Wisconsin Republican Sen. Ron Johnson told The Daily Caller that House Republicans must go on offense now and pass a spending plan that funds the government into 2013 or else congressional Democrats will try raising taxes in the post-election lame duck session of Congress.
“Let’s get out in front of this thing,” Johnson told TheDC. “Let’s do what’s reasonable. Let’s create some certainty.”
In a Thursday phone interview, the Wisconsin legislator argued that Republicans passing a government spending plan now will prevent Democrats from being able to use the threat of another government shutdown at the end of the year to push through tax increases.
Johnson outlined a strategy he and other conservatives are pushing that calls for House Republicans to pass a plan that includes extending Bush-era tax rates for the rest of the year before the August recess, when legislators take a month-long break.
Under this strategy, Republicans in the Senate would then put up a vote on the spending plan passed by the House. This, Johnson said, would make it harder for Democrats to argue the GOP is responsible for an impending government shutdown.
“I think this is something we can win,” Johnson said, adding, “if we get put on defense, we lose.” (RELATED: Congress presses Obama for details on sequester spending cuts)

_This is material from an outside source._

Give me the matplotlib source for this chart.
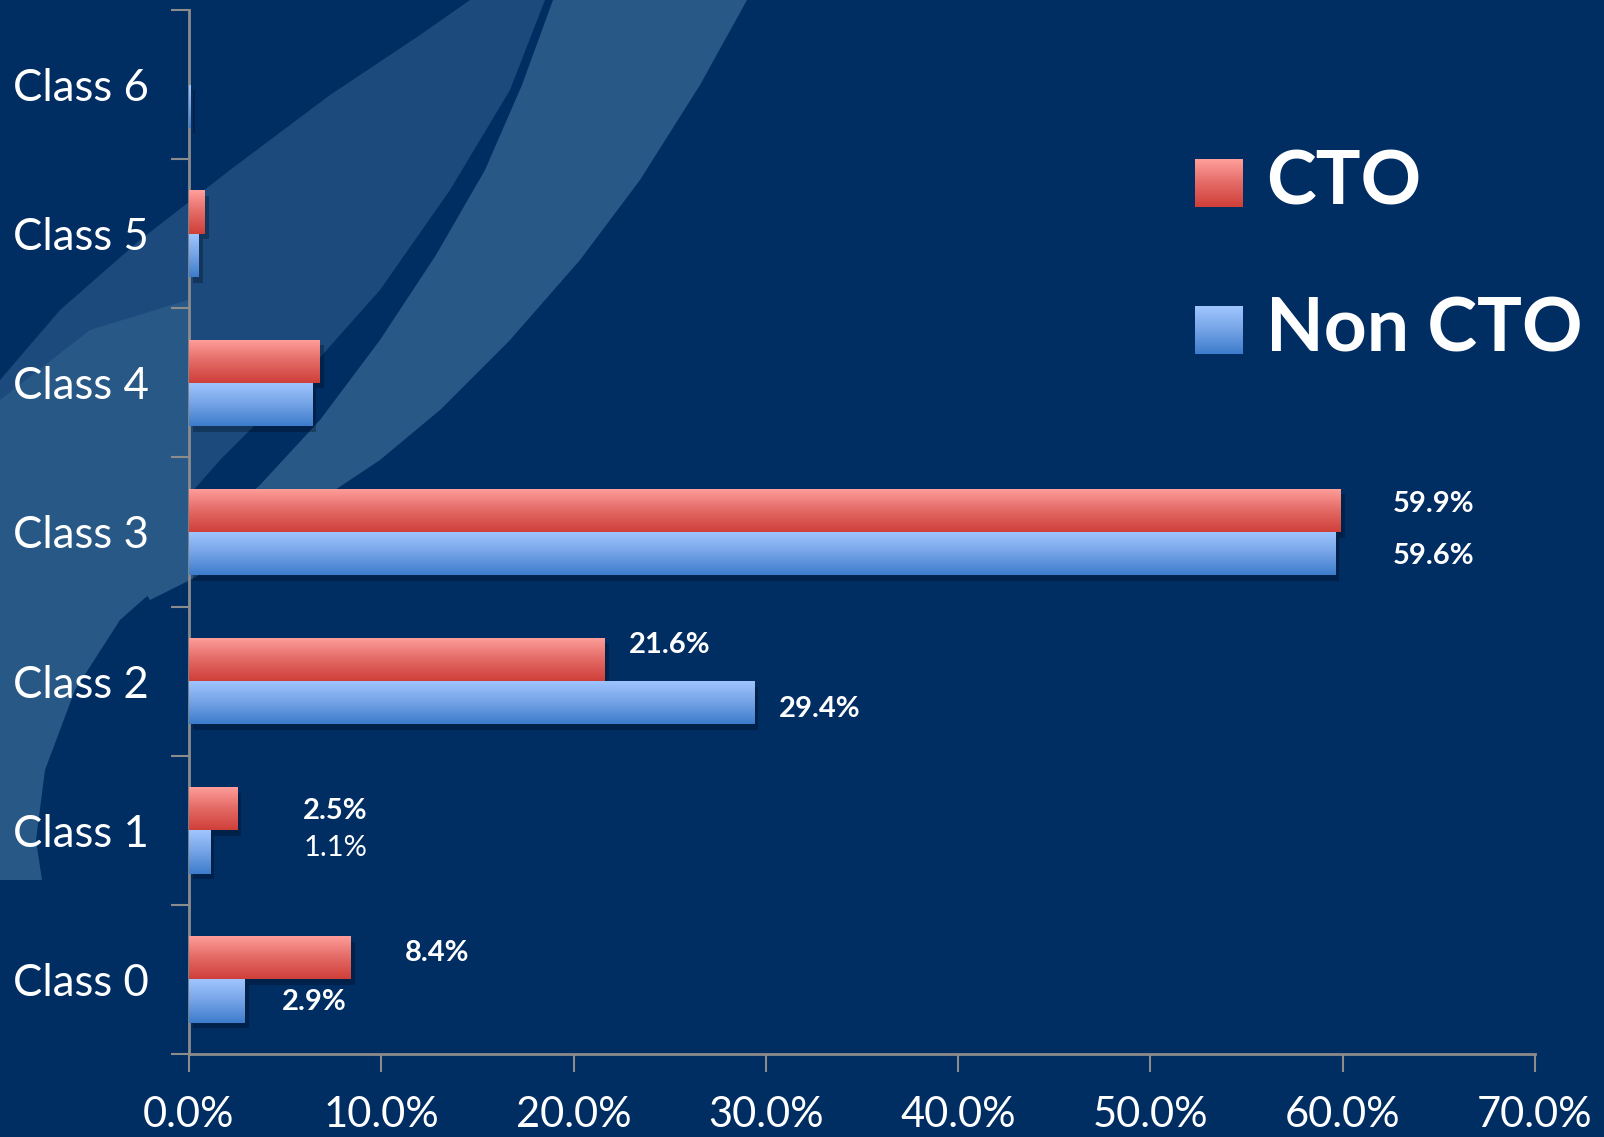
import numpy as np
import matplotlib
matplotlib.use("Agg")
import matplotlib.pyplot as plt
import matplotlib.patheffects as pe
from matplotlib.colors import LinearSegmentedColormap
from matplotlib.patches import Polygon, Rectangle

# ---------------- data ----------------
categories = ["Class 0", "Class 1", "Class 2", "Class 3", "Class 4", "Class 5", "Class 6"]
cto = [8.4, 2.5, 21.6, 59.9, 6.8, 0.8, 0.0]
non_cto = [2.9, 1.1, 29.4, 59.6, 6.4, 0.5, 0.1]
cto_labels = ["8.4%", "2.5%", "21.6%", "59.9%", None, None, None]
non_cto_labels = ["2.9%", "1.1%", "29.4%", "59.6%", None, None, None]
series_names = ["CTO", "Non CTO"]
xticks = [0, 10, 20, 30, 40, 50, 60, 70]
xtick_labels = ["0.0%", "10.0%", "20.0%", "30.0%", "40.0%", "50.0%", "60.0%", "70.0%"]

# ---------------- style / positions ----------------
cto_label_x = [12.9, 7.6, 25.0, 64.7]
cto_label_dy = [0.18, 0.13, 0.24, 0.19]
non_label_x = [6.5, 7.6, 32.8, 64.7]
non_label_dy = [-0.15, -0.12, -0.19, -0.16]
non_label_bold = [True, False, True, True]

FONT = ["Lato", "DejaVu Sans"]
plt.rcParams["font.family"] = FONT

BG = "#002D62"
SWOOSH_A = "#285986"
SWOOSH_B = "#1C4A7C"
AXIS_C = "#8C8C8C"
red_cmap = LinearSegmentedColormap.from_list("r", ["#CF3F39", "#E46A66", "#FFA09C"])
blue_cmap = LinearSegmentedColormap.from_list("b", ["#3C7CCC", "#74A3E6", "#A0C6FF"])

W, H = 1604, 1137
fig = plt.figure(figsize=(W / 100, H / 100), dpi=100)
fig.patch.set_facecolor(BG)

# ---------------- decorative brush strokes (background) ----------------
bg = fig.add_axes([0, 0, 1, 1], zorder=0)
bg.set_xlim(0, W)
bg.set_ylim(H, 0)
bg.axis("off")
bg.set_facecolor(BG)
strokeB = [(0, 380), (60, 310), (140, 240), (230, 170), (330, 95), (420, 35), (470, 0),
           (545, 0), (510, 90), (450, 190), (380, 290), (300, 380), (220, 460),
           (150, 540), (100, 610), (60, 690), (38, 770), (30, 840), (36, 880), (0, 880)]
lowerA = [(0, 400), (90, 330), (188, 300), (188, 560), (120, 620), (75, 690), (45, 770),
          (36, 840), (42, 880), (0, 880)]
strokeA = [(553, 0), (747, 0), (700, 85), (640, 180), (580, 260), (510, 340), (440, 410),
           (380, 460), (320, 500), (250, 545), (190, 580), (150, 600), (140, 585), (200, 540),
           (260, 485), (320, 420), (380, 340), (436, 255), (485, 170), (522, 85)]
bg.add_patch(Polygon(strokeB, closed=True, facecolor=SWOOSH_B, edgecolor="none"))
bg.add_patch(Polygon(lowerA, closed=True, facecolor=SWOOSH_A, edgecolor="none"))
bg.add_patch(Polygon(strokeA, closed=True, facecolor=SWOOSH_A, edgecolor="none"))

# ---------------- main axes ----------------
ax = fig.add_axes([189 / W, 1 - 1054 / H, (1535 - 189) / W, (1054 - 10) / H], zorder=2)
ax.set_facecolor("none")

y = np.arange(len(categories))
h = 0.29
bars_cto = ax.barh(y + h / 2, cto, height=h, color="#D9534F", zorder=3)
bars_non = ax.barh(y - h / 2, non_cto, height=h, color="#5A8FDB", zorder=3)

grad = np.linspace(0, 1, 256).reshape(-1, 1)
shadow = [pe.SimplePatchShadow(offset=(3, -4), shadow_rgbFace="#000814", alpha=0.3), pe.Normal()]
for bars, cmap in ((bars_cto, red_cmap), (bars_non, blue_cmap)):
    for p in bars:
        p.set_path_effects(shadow)
        bb = p.get_bbox()
        if bb.x1 - bb.x0 <= 0:
            continue
        im = ax.imshow(grad, extent=[bb.x0, bb.x1, bb.y0, bb.y1], origin="lower",
                       aspect="auto", cmap=cmap, zorder=4, interpolation="bilinear")
        im.set_clip_path(p)

ax.set_xlim(0, 70)
ax.set_ylim(-0.5, 6.5)

for s in ("top", "right"):
    ax.spines[s].set_visible(False)
for s in ("left", "bottom"):
    ax.spines[s].set_color(AXIS_C)
    ax.spines[s].set_linewidth(2)

ax.set_xticks(xticks)
ax.set_xticklabels(xtick_labels)
ax.tick_params(axis="x", direction="out", length=13, width=1.5, color=AXIS_C,
               labelcolor="white", labelsize=30, pad=17)

ax.set_yticks(np.arange(-0.5, 7.0, 1.0))
ax.set_yticklabels([])
ax.set_yticks(y, minor=True)
ax.set_yticklabels(categories, minor=True)
ax.tick_params(axis="y", which="major", direction="out", length=13, width=1.5, color=AXIS_C)
ax.tick_params(axis="y", which="minor", length=0, labelcolor="white", labelsize=31.5, pad=126.5)
for lab in ax.get_yticklabels(minor=True):
    lab.set_horizontalalignment("left")

for i, lab in enumerate(cto_labels):
    if lab:
        ax.text(cto_label_x[i], y[i] + cto_label_dy[i], lab, color="white", fontsize=21,
                fontweight="bold", ha="center", va="center", zorder=5)
for i, lab in enumerate(non_cto_labels):
    if lab:
        ax.text(non_label_x[i], y[i] + non_label_dy[i], lab, color="white", fontsize=21,
                fontweight="bold" if non_label_bold[i] else "normal",
                ha="center", va="center", zorder=5)

# ---------------- legend ----------------
lg = fig.add_axes([0, 0, 1, 1], zorder=3)
lg.set_xlim(0, W)
lg.set_ylim(H, 0)
lg.axis("off")
lg.set_facecolor("none")
for (top, cmap, name) in ((159, red_cmap, series_names[0]), (306, blue_cmap, series_names[1])):
    r = Rectangle((1195, top), 48, 48, facecolor="none", edgecolor="none")
    lg.add_patch(r)
    im = lg.imshow(grad, extent=[1195, 1243, top + 48, top], origin="lower",
                   aspect="auto", cmap=cmap, interpolation="bilinear")
    im.set_clip_path(r)
    lg.text(1266, top + 24, name, color="white", fontsize=54, fontweight="bold",
            ha="left", va="center")
lg.set_xlim(0, W)
lg.set_ylim(H, 0)

fig.savefig("out.png", dpi=100, facecolor=BG)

Johnson said he fears a scenario where Republicans agree to pass a continuing resolution on government spending that only lasts through the election, leading to the issue having to be tackled in a lame duck session of Congress. He said that would be a “disaster.”
“It’s kind of like what I tell my kids, ‘Nothing good happens after midnight.’ Nothing good happens in the lame duck,” Johnson said.

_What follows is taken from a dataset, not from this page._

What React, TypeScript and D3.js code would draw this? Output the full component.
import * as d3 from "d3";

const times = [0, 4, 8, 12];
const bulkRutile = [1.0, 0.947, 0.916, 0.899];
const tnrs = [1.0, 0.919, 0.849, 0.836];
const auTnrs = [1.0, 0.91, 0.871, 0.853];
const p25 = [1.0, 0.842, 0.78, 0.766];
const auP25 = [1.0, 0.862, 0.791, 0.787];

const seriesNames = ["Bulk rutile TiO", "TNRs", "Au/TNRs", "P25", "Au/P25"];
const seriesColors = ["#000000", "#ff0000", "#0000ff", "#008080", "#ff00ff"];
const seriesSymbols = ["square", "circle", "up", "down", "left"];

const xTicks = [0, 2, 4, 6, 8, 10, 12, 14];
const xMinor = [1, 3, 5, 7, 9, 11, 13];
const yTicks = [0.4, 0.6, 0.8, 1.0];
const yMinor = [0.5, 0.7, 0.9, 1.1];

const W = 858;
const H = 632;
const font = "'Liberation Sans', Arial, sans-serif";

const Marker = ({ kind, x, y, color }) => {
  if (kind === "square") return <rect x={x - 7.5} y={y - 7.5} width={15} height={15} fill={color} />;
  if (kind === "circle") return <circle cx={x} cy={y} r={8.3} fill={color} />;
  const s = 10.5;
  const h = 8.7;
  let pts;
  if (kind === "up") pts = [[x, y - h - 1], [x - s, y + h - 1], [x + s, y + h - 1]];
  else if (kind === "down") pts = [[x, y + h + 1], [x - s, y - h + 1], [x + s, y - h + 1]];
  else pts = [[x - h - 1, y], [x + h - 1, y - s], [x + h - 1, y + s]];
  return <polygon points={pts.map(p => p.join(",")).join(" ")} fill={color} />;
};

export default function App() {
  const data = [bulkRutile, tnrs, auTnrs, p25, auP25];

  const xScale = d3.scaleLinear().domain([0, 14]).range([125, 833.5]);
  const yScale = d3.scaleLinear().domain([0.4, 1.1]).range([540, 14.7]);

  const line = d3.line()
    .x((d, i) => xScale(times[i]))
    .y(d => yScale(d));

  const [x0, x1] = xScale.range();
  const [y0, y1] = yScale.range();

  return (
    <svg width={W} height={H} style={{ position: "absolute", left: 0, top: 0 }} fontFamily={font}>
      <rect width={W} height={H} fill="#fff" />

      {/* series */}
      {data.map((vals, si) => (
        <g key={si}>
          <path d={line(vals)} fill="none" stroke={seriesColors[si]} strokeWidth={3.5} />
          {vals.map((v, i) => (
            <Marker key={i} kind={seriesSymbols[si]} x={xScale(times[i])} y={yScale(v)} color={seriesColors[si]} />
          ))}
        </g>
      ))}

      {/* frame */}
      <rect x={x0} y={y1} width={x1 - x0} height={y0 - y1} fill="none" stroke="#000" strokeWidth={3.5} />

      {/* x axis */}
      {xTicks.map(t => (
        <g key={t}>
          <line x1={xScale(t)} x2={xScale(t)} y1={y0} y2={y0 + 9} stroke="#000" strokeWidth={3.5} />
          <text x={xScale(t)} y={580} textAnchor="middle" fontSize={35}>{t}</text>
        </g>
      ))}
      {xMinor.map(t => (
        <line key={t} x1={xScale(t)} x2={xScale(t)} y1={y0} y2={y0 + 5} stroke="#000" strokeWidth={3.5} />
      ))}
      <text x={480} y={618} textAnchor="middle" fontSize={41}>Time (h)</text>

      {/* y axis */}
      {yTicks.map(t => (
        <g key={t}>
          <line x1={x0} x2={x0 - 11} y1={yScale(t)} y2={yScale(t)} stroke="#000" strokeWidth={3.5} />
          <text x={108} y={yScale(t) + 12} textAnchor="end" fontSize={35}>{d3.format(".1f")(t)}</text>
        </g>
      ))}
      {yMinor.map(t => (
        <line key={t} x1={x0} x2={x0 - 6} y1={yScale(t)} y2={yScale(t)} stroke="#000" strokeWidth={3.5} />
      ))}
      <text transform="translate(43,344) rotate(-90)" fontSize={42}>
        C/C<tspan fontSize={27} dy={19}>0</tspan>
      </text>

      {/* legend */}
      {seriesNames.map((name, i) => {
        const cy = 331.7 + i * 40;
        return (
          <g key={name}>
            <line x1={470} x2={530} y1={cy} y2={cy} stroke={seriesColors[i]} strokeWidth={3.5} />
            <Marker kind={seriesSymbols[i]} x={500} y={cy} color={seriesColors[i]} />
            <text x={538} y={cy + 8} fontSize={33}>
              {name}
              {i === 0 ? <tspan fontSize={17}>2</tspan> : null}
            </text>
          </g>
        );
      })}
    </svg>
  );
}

Ideally, the senator said he’d like to see a one-year extension, though said he’d agree to a six-month extension on a government spending plan. He expressed optimism that the Republican leadership in Congress and Republican presidential candidate Mitt Romney would “go on offense” as well.
Johnson said at this point, there are more than 100 — “maybe a couple hundred” —members of the House behind the plan.
“Who would disagree with us?” Johnson asked. “These are budget control acts that were passed in a bipartisan basis. … All we’re asking is lets pass this for six months so we don’t have a shut down threat.”